Thanks Dani! I was excited when I heard he did pretty well.


----------



## lottsagoats (Dec 10, 2012)

He was a gorgeous little guy, I would love to see his recent pictures!


----------



## Crossroads Boers (Feb 19, 2011)

I would too! ^  Oh well....


----------



## Jessica84 (Oct 27, 2011)

Its cause of Teflon.......can you tell I like Teflon 
Its nice to see how good your kids do isn't it? You should be proud. I was excited to sell a whether this year and see how he placed but then she wrote me 45 days later and he still weighed the same so I'm thinking he's not going to make weight.....ohh well glade it worked for you  I'm eager to see is pics as well so if you get them.....


----------



## Crossroads Boers (Feb 19, 2011)

Yea, I like Teflon too.  He had a lot of nice kids. I'm looking forward to using him again next year! 

Oh that's too bad... Doesn't matter how nice a wether is or could be if you don't feed it! 

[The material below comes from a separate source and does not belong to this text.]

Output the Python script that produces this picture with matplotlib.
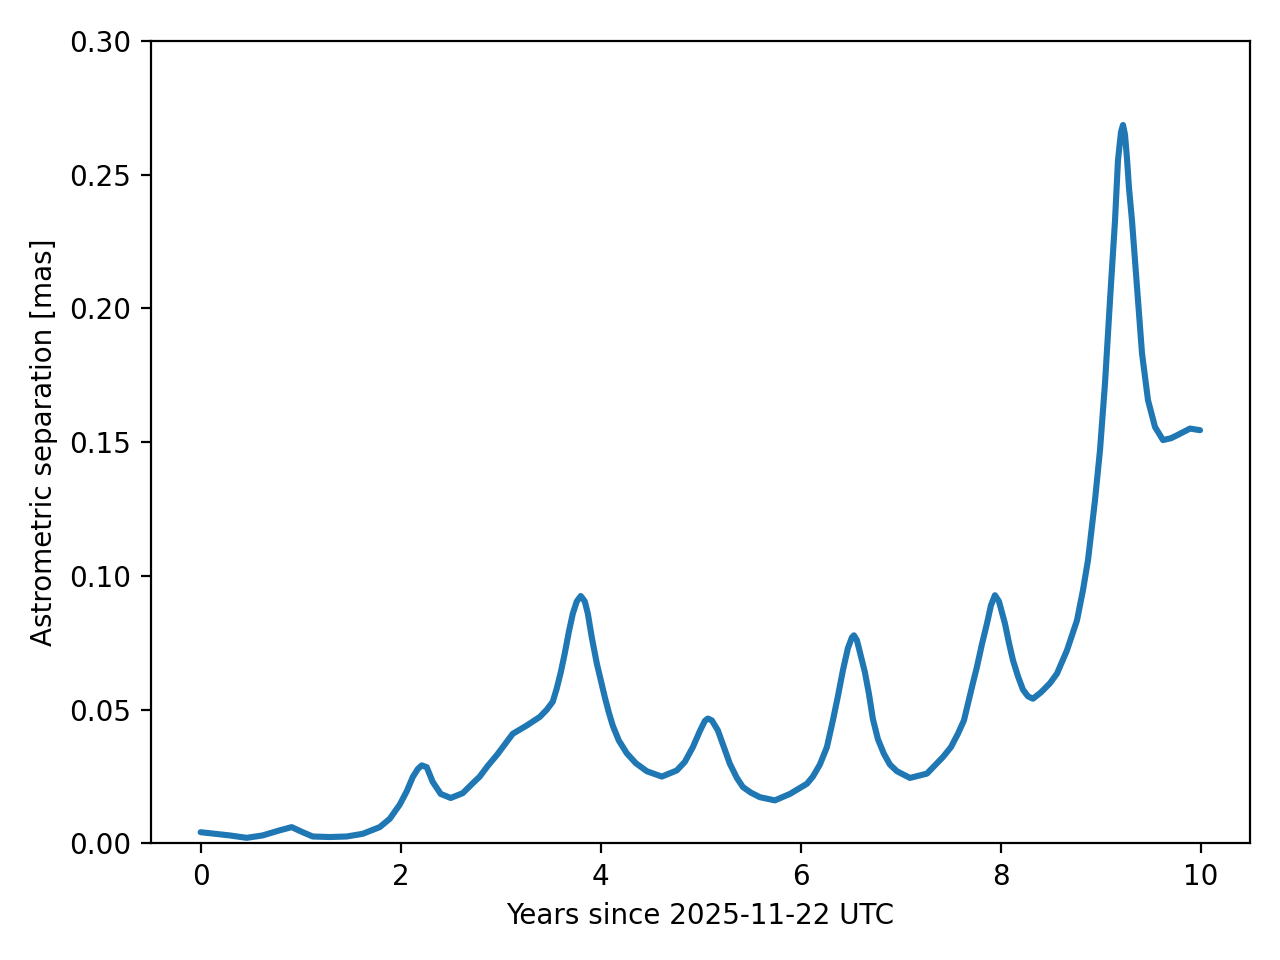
import numpy as np
import matplotlib
matplotlib.use("Agg")
import matplotlib.pyplot as plt

# values
years = [0.00, 0.15, 0.29, 0.46, 0.62, 0.79, 0.91, 1.02, 1.12, 1.29, 1.46, 1.62, 1.79, 1.89,
         1.99, 2.06, 2.12, 2.17, 2.21, 2.26, 2.32, 2.40, 2.50, 2.62, 2.72, 2.79, 2.87, 2.96,
         3.05, 3.12, 3.26, 3.39, 3.46, 3.52, 3.56, 3.60, 3.64, 3.68, 3.72, 3.76, 3.80, 3.84,
         3.87, 3.91, 3.96, 4.00, 4.04, 4.08, 4.12, 4.18, 4.26, 4.35, 4.46, 4.61, 4.76, 4.84,
         4.92, 4.99, 5.04, 5.07, 5.11, 5.17, 5.23, 5.29, 5.36, 5.42, 5.50, 5.59, 5.74, 5.89,
         6.06, 6.12, 6.19, 6.26, 6.32, 6.37, 6.42, 6.47, 6.51, 6.53, 6.56, 6.60, 6.64, 6.68,
         6.72, 6.77, 6.83, 6.89, 6.96, 7.09, 7.26, 7.42, 7.50, 7.57, 7.63, 7.67, 7.72, 7.76,
         7.81, 7.86, 7.90, 7.94, 7.98, 8.04, 8.08, 8.12, 8.17, 8.22, 8.27, 8.32, 8.40, 8.49,
         8.56, 8.66, 8.76, 8.82, 8.87, 8.94, 8.99, 9.04, 9.09, 9.14, 9.17, 9.20, 9.22, 9.24,
         9.26, 9.28, 9.31, 9.36, 9.41, 9.47, 9.54, 9.62, 9.70, 9.76, 9.89, 9.99]
sep = [0.0042, 0.0036, 0.0030, 0.0021, 0.0030, 0.0049, 0.0061, 0.0042, 0.0026, 0.0024, 0.0026,
       0.0036, 0.0061, 0.0092, 0.0145, 0.0195, 0.0248, 0.0278, 0.0292, 0.0285, 0.0230, 0.0185,
       0.0170, 0.0188, 0.0225, 0.0250, 0.0290, 0.0330, 0.0375, 0.0410, 0.0441, 0.0473, 0.0500,
       0.0530, 0.0580, 0.0640, 0.0711, 0.0790, 0.0859, 0.0905, 0.0925, 0.0905, 0.0860, 0.0770,
       0.0673, 0.0610, 0.0547, 0.0490, 0.0440, 0.0385, 0.0337, 0.0300, 0.0270, 0.0250, 0.0273,
       0.0305, 0.0360, 0.0420, 0.0458, 0.0467, 0.0460, 0.0423, 0.0360, 0.0298, 0.0245, 0.0211,
       0.0190, 0.0173, 0.0161, 0.0185, 0.0223, 0.0250, 0.0295, 0.0360, 0.0460, 0.0550, 0.0647,
       0.0730, 0.0770, 0.0778, 0.0760, 0.0700, 0.0640, 0.0560, 0.0465, 0.0390, 0.0335, 0.0295,
       0.0270, 0.0245, 0.0261, 0.0323, 0.0360, 0.0410, 0.0460, 0.0523, 0.0600, 0.0660, 0.0745,
       0.0822, 0.0890, 0.0928, 0.0905, 0.0822, 0.0750, 0.0685, 0.0625, 0.0575, 0.0550, 0.0541,
       0.0565, 0.0599, 0.0635, 0.0722, 0.0834, 0.0947, 0.1059, 0.1283, 0.1470, 0.1720, 0.2031,
       0.2328, 0.2555, 0.2660, 0.2686, 0.2650, 0.2560, 0.2450, 0.2328, 0.2081, 0.1832, 0.1657,
       0.1557, 0.1508, 0.1515, 0.1526, 0.1551, 0.1545]

fig, ax = plt.subplots(figsize=(6.4, 4.8), dpi=200)
ax.plot(years, sep, color='tab:blue', linewidth=2.2,
        solid_joinstyle='round', solid_capstyle='round')
ax.set_ylim(0, 0.3)
ax.set_xlabel('Years since 2025-11-22 UTC')
ax.set_ylabel('Astrometric separation [mas]')
fig.tight_layout()
fig.savefig('out.png', dpi=200)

I'll certainly post the new pictures if I get some. I doubt it at this point, but maybe!


----------



## packhillboers (Feb 2, 2011)

That is so exciting. I am so glad when they do send pictures and updates. That is such a unique color too. What an awesome wether.


----------



## FaRmEr FrEaK (Jul 7, 2012)

Nice!!!!!!!


----------



## Crossroads Boers (Feb 19, 2011)

Just heard from the buyer again.  She sent pictures and said Fireball won best Jr. Market Goat yesterday!


----------



## toth boer goats (Jul 20, 2008)

Awesome


----------



## Jessica84 (Oct 27, 2011)

Ohhh how awesome! He looks good and hard to tell but has seem to loose his semi spots. You should be a proud breeder


----------



## Crossroads Boers (Feb 19, 2011)

He looks more fat than anything, but he still looks nice for a % wether! I am so keeping a doe from his mom this year... if she has one lol! I absolutely loved her doeling "Red White and Beautiful". She was just that...


----------



## Dani-1995 (Mar 11, 2011)

Crossroads Boers said:


> He looks more fat than anything, but he still looks nice for a % wether! I am so keeping a doe from his mom this year... if she has one lol! I absolutely loved her doeling "Red White and Beautiful". She was just that...


He's just fluffy lol! Ok he may be a little fat but that's better than too skinny. I think he looks pretty good


----------



## Crossroads Boers (Feb 19, 2011)

Yea, right. Just fluffy! You're so right... I'd much rather have a wether look like that then be completely underfed!


----------